For anyone wagering the over/under on how long it would take one of Maryland's fledgling slot machine operators to seek permission to run table games, you can now tear up tickets that predicted three months or longer. Representatives of Penn National Gaming say their Hollywood Casino at Perryville needs blackjack and the like to stay profitable.

After a better-than-expected opening month in October, the machine-only casino's revenues plunged by more than 42 percent, to $6.5 million, in December. The owner says the state will need to make fixes by permitting longer hours of operation and complimentary food and drink to patrons, which is banned by state law. But officials would also really like to see table games if they are to compete with neighboring states.

That should come as no surprise to anyone even vaguely aware of what's been going on with gambling in this country. Casinos in Pennsylvania, West Virginia, New Jersey and Delaware now offer tables games and are open on a 24-hour basis.

The shock is that table games were so little discussed when Gov. Martin O'Malley and the Maryland General Assembly moved to approve slot machines four years ago. Even Mr. O'Malley's predecessor, Robert L. Ehrlich Jr., demonstrated little interest in table games despite his strong advocacy for slots when he was governor.

Perhaps there was some thought that slot machines are the beer and wine of gaming, while blackjack, roulette, poker, etc. are the hard liquor. In reality, table games broaden the customer base to include more affluent players and offer more employment opportunities, as the games require dealers and supervising pit bosses, not just machines and a few technicians.

Frankly, it's a modest change. Some slot machines already offer the equivalent of a blackjack game, down to the life-size image of a dealer and video table where players sit. The only difference is the dealer would be human, the cards real.

Many in this state (including Governor O'Malley and this newspaper's editorial board) were reluctant to embrace expanded gambling, but now that casinos are legal, we should do what it takes to make them successful. There's no moral difference between electronic games and the human-operated variety.

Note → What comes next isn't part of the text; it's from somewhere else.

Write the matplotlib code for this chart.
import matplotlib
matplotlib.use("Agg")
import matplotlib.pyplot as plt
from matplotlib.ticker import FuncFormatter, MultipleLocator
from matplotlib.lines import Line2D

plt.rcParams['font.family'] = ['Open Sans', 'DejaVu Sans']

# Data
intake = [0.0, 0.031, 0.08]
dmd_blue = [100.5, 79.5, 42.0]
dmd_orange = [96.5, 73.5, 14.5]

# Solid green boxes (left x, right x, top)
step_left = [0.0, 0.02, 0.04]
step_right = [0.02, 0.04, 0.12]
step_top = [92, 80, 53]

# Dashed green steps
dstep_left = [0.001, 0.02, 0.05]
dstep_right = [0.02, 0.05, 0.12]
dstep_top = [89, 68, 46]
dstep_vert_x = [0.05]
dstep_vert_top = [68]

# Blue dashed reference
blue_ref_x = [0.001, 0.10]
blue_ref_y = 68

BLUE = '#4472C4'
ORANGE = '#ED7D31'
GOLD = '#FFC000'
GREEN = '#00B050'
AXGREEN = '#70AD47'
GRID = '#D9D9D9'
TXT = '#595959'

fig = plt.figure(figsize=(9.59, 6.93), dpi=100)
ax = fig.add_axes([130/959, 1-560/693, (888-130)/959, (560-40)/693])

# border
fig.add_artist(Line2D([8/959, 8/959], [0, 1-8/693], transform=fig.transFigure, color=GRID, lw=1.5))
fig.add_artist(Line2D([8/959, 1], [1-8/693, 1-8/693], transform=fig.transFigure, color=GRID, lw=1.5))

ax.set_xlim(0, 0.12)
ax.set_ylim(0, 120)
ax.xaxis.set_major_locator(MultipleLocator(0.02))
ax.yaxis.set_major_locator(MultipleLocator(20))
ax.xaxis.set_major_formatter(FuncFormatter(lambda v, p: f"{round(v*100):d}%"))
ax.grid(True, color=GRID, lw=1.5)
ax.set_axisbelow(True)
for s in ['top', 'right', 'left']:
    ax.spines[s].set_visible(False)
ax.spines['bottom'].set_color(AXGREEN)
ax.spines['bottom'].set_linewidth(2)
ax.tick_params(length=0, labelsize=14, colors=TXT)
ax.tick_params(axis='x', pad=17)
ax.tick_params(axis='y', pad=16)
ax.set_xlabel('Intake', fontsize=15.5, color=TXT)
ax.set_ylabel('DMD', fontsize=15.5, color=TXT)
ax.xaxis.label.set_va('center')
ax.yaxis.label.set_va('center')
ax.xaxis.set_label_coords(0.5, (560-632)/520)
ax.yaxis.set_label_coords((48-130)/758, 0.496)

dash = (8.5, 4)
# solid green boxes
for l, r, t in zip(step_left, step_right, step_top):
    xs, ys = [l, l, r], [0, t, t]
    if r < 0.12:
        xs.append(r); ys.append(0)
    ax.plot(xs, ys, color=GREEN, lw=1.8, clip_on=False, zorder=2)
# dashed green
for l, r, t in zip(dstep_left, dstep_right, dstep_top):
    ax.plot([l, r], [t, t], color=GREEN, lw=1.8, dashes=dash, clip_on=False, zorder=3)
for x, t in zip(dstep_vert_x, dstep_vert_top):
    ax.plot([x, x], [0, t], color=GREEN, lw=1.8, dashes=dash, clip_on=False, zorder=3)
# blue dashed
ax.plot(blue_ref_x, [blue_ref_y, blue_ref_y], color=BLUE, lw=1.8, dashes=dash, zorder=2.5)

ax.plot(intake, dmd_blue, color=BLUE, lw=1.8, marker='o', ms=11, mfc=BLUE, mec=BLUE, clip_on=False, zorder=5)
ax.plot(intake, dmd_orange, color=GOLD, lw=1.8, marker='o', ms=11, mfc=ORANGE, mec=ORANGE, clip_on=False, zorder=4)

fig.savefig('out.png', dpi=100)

If customers prefer live blackjack to video blackjack, why not accommodate them at any or all of the five locations were casinos have been approved?

That will require voter approval, of course. That's not unreasonable, given how controversial full-service casinos have been in the past with some people. Baltimore County state Sen. Katherine A. Klausmeier has already introduced a bill to add a handful of table games to the existing slots parlors, and a House version is expected shortly.

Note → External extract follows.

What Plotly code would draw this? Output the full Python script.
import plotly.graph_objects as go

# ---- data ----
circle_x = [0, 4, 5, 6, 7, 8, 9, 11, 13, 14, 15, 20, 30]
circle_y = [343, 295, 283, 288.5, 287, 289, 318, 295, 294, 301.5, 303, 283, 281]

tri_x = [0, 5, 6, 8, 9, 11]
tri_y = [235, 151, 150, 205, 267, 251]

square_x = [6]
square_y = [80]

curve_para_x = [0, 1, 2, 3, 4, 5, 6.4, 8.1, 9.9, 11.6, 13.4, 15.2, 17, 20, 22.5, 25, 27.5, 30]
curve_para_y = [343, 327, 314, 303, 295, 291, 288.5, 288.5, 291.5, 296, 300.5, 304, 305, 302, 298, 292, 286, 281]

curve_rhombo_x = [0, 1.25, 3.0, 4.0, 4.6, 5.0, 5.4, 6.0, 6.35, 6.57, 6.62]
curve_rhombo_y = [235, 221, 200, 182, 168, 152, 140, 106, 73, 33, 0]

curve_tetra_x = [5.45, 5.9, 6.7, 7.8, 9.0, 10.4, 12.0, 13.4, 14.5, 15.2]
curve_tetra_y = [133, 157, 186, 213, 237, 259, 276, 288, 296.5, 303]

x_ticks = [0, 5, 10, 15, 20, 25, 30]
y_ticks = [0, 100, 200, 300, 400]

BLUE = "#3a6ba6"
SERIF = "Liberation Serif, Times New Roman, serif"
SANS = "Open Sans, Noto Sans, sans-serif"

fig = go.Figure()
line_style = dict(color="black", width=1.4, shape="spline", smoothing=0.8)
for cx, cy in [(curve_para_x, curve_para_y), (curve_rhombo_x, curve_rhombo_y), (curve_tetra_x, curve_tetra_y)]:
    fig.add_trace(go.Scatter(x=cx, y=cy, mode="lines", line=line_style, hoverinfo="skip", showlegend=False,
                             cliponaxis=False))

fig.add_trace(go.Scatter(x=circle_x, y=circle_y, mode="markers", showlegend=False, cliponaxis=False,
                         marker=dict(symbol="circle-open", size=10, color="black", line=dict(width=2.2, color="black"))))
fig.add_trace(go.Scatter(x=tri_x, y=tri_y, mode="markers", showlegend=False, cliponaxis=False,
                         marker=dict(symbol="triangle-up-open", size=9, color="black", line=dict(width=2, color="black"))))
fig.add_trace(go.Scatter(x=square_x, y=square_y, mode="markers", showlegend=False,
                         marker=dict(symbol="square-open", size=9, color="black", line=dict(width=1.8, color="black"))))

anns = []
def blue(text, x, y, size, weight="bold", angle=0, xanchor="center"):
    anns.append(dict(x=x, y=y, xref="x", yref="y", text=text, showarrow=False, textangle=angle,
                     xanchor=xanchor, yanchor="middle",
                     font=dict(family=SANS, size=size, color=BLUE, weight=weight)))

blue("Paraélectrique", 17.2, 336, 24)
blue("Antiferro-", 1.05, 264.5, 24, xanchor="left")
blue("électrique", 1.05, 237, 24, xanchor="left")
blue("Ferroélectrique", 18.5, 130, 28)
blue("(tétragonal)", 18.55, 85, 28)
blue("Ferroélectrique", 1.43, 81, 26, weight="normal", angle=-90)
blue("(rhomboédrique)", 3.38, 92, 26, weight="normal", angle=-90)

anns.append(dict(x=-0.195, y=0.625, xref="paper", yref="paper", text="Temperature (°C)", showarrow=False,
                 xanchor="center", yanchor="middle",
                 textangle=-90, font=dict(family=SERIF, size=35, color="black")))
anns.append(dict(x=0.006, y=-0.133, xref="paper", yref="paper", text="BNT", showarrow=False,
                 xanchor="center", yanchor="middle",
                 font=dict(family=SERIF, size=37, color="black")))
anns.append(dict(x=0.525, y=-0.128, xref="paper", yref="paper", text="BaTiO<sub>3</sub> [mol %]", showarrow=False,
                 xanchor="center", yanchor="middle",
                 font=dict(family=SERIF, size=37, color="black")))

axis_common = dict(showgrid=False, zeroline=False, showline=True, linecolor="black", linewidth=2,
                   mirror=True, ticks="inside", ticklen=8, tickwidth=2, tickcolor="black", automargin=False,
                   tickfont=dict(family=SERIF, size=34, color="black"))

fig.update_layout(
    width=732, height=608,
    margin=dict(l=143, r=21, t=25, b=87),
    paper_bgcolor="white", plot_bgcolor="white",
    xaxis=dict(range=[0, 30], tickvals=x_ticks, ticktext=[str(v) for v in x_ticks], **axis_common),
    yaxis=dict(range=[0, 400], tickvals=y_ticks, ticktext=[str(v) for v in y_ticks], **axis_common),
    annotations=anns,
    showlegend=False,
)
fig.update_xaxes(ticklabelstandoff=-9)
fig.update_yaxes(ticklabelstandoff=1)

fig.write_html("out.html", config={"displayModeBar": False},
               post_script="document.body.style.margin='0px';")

But this does not mean that the Maryland General Assembly ought to seek an indiscriminate broadening of gambling by asking voters to approve poker games at Rosecroft harness track, for instance, or to allow Worcester County fraternal organizations to install slot machines, as some Eastern Shore lawmakers would like. The hard-fought parameters of casino gambling debated in 2007 (covering the size and location of five casinos) should still apply.

It's simply difficult to see how casinos at Perryville, Arundel Mills or Ocean Downs would be made any more burdensome to their communities if live table games were approved. Conversely, allowing them to compete with facilities in surrounding states — and thereby raise millions of dollars for education — would seem to present a victory for all involved.